I have an existing application that uses AES-256-CBC for encrypting data blocks, and HMAC-SHA-256 on the plaintext for eliminating duplicate data blocks.
For performance reasons, I would like to move to AES-256-CCM and using the resulting authentication tag instead of the SHA-256 .
However, this algorithm is designed to generate a 128 bit tag. This is more prone to hash collisions than HMAC-SHA-256. 128 bits doesn't seem to be sufficiently future proof to ensure collision safety for a system potentially storing enormous numbers of blocks.
Is there a way to extend the tags of AES-256-CCM or AES-256-GCM to have 256 bits strength?

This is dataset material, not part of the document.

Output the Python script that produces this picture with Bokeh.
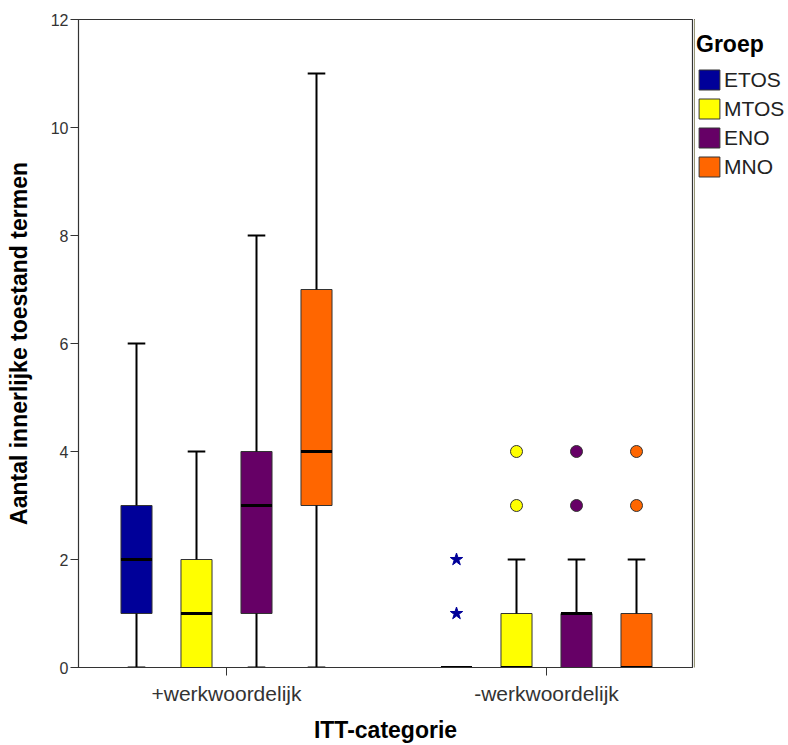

Edit: What I'm try to accomplish is to encrypt a set of objects which are eventually stored in Amazon S3 in a content addressed way, that is, the key of the object should be a hash of the plaintext . People with access to my Amazon S3 bucket should not be able to be able to decrypt the data, nor should the scheme allow checking whether a specific known plaintext exists or not in the bucket. That is why the current scheme is HMAC-SHA256 on the plaintext to choose a key for the object, and then encrypting the object using AES-256-CBC with a unique and unpredictable IV.
AES-256-CBC and HMAC-SHA256 are rather slow, and thus I had the idea to use some form of fast authenticated encryption.